INFORMATION SHOWN
■ ■ ■

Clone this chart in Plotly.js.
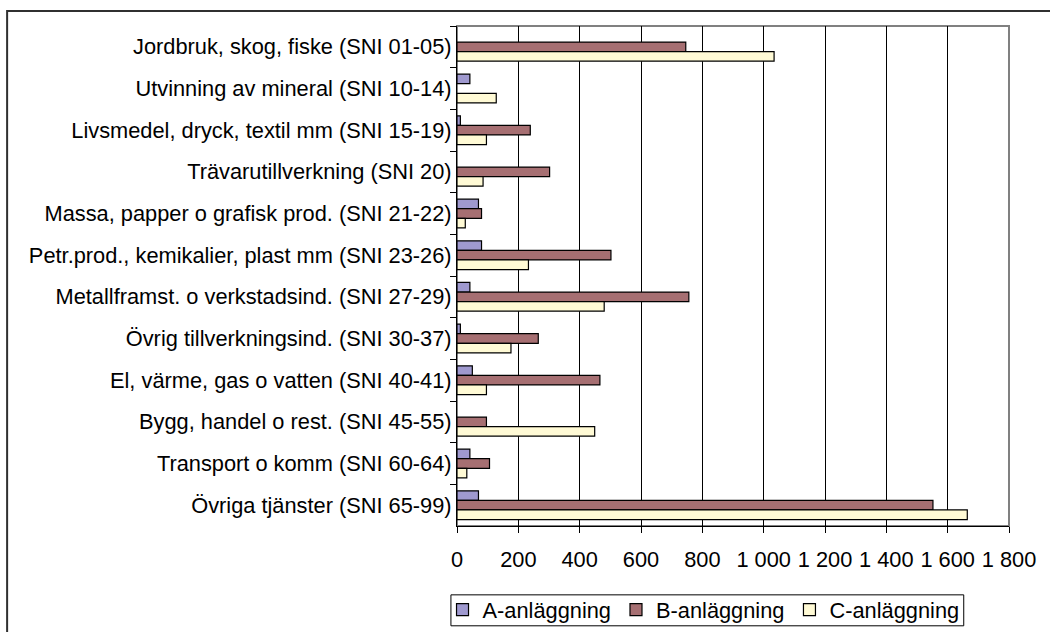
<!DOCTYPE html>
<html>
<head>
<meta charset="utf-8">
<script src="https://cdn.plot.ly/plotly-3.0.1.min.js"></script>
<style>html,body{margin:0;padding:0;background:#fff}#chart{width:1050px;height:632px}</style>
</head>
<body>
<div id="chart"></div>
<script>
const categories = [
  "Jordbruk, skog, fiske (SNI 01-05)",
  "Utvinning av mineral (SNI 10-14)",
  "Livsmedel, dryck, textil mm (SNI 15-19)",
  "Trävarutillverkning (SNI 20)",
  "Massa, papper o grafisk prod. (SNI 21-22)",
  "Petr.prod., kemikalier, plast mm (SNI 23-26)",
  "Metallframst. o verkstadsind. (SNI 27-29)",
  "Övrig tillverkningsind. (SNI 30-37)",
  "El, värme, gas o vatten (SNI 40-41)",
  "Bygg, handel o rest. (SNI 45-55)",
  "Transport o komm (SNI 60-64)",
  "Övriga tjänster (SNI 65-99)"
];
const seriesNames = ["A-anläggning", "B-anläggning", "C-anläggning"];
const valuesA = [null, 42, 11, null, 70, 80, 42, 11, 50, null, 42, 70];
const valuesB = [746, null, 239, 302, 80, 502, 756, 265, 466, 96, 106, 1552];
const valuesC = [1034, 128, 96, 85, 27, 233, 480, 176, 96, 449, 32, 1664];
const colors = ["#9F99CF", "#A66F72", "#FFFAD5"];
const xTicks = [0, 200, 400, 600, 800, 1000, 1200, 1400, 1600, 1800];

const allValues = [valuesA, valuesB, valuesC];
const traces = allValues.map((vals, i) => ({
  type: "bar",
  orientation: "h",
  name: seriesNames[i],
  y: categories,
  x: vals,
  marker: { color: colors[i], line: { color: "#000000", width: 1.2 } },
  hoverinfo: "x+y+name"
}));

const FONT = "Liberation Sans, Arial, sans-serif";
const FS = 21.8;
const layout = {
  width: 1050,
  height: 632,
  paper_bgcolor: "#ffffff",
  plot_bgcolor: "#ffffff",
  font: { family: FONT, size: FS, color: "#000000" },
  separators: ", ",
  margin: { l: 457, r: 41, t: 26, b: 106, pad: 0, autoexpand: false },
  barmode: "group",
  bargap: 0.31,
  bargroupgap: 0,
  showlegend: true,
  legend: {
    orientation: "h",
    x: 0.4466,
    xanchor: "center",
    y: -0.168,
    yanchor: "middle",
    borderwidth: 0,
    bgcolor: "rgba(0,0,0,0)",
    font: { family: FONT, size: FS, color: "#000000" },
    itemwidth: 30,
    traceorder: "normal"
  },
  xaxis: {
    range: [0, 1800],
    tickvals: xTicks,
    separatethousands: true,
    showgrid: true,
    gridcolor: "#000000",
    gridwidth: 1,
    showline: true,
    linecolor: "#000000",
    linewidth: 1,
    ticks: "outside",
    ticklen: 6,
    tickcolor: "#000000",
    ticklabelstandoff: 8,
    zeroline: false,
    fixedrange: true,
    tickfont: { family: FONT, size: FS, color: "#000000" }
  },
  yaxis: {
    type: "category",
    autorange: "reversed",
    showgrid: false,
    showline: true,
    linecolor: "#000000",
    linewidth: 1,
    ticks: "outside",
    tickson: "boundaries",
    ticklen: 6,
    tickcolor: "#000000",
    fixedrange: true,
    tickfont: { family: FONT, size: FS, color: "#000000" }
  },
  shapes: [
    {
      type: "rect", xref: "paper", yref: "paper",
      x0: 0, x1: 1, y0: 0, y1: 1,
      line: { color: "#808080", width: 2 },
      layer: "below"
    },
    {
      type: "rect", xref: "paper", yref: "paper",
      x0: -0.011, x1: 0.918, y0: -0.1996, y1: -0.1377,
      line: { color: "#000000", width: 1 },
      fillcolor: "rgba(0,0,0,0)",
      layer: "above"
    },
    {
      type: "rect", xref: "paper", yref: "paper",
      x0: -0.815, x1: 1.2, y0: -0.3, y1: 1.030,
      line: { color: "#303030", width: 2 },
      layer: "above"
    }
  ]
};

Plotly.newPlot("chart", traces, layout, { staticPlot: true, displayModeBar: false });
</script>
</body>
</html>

■ ■ ■

WHAT YOU NEED TO DO
Make an exact copy of all the material, but keep the pictures out of it.

CORRECT ANSWER
Clone this chart in Plotly.js.
<!DOCTYPE html>
<html>
<head>
<meta charset="utf-8">
<script src="https://cdn.plot.ly/plotly-3.0.1.min.js"></script>
<style>html,body{margin:0;padding:0;background:#fff}#chart{width:1050px;height:632px}</style>
</head>
<body>
<div id="chart"></div>
<script>
const categories = [
  "Jordbruk, skog, fiske (SNI 01-05)",
  "Utvinning av mineral (SNI 10-14)",
  "Livsmedel, dryck, textil mm (SNI 15-19)",
  "Trävarutillverkning (SNI 20)",
  "Massa, papper o grafisk prod. (SNI 21-22)",
  "Petr.prod., kemikalier, plast mm (SNI 23-26)",
  "Metallframst. o verkstadsind. (SNI 27-29)",
  "Övrig tillverkningsind. (SNI 30-37)",
  "El, värme, gas o vatten (SNI 40-41)",
  "Bygg, handel o rest. (SNI 45-55)",
  "Transport o komm (SNI 60-64)",
  "Övriga tjänster (SNI 65-99)"
];
const seriesNames = ["A-anläggning", "B-anläggning", "C-anläggning"];
const valuesA = [null, 42, 11, null, 70, 80, 42, 11, 50, null, 42, 70];
const valuesB = [746, null, 239, 302, 80, 502, 756, 265, 466, 96, 106, 1552];
const valuesC = [1034, 128, 96, 85, 27, 233, 480, 176, 96, 449, 32, 1664];
const colors = ["#9F99CF", "#A66F72", "#FFFAD5"];
const xTicks = [0, 200, 400, 600, 800, 1000, 1200, 1400, 1600, 1800];

const allValues = [valuesA, valuesB, valuesC];
const traces = allValues.map((vals, i) => ({
  type: "bar",
  orientation: "h",
  name: seriesNames[i],
  y: categories,
  x: vals,
  marker: { color: colors[i], line: { color: "#000000", width: 1.2 } },
  hoverinfo: "x+y+name"
}));

const FONT = "Liberation Sans, Arial, sans-serif";
const FS = 21.8;
const layout = {
  width: 1050,
  height: 632,
  paper_bgcolor: "#ffffff",
  plot_bgcolor: "#ffffff",
  font: { family: FONT, size: FS, color: "#000000" },
  separators: ", ",
  margin: { l: 457, r: 41, t: 26, b: 106, pad: 0, autoexpand: false },
  barmode: "group",
  bargap: 0.31,
  bargroupgap: 0,
  showlegend: true,
  legend: {
    orientation: "h",
    x: 0.4466,
    xanchor: "center",
    y: -0.168,
    yanchor: "middle",
    borderwidth: 0,
    bgcolor: "rgba(0,0,0,0)",
    font: { family: FONT, size: FS, color: "#000000" },
    itemwidth: 30,
    traceorder: "normal"
  },
  xaxis: {
    range: [0, 1800],
    tickvals: xTicks,
    separatethousands: true,
    showgrid: true,
    gridcolor: "#000000",
    gridwidth: 1,
    showline: true,
    linecolor: "#000000",
    linewidth: 1,
    ticks: "outside",
    ticklen: 6,
    tickcolor: "#000000",
    ticklabelstandoff: 8,
    zeroline: false,
    fixedrange: true,
    tickfont: { family: FONT, size: FS, color: "#000000" }
  },
  yaxis: {
    type: "category",
    autorange: "reversed",
    showgrid: false,
    showline: true,
    linecolor: "#000000",
    linewidth: 1,
    ticks: "outside",
    tickson: "boundaries",
    ticklen: 6,
    tickcolor: "#000000",
    fixedrange: true,
    tickfont: { family: FONT, size: FS, color: "#000000" }
  },
  shapes: [
    {
      type: "rect", xref: "paper", yref: "paper",
      x0: 0, x1: 1, y0: 0, y1: 1,
      line: { color: "#808080", width: 2 },
      layer: "below"
    },
    {
      type: "rect", xref: "paper", yref: "paper",
      x0: -0.011, x1: 0.918, y0: -0.1996, y1: -0.1377,
      line: { color: "#000000", width: 1 },
      fillcolor: "rgba(0,0,0,0)",
      layer: "above"
    },
    {
      type: "rect", xref: "paper", yref: "paper",
      x0: -0.815, x1: 1.2, y0: -0.3, y1: 1.030,
      line: { color: "#303030", width: 2 },
      layer: "above"
    }
  ]
};

Plotly.newPlot("chart", traces, layout, { staticPlot: true, displayModeBar: false });
</script>
</body>
</html>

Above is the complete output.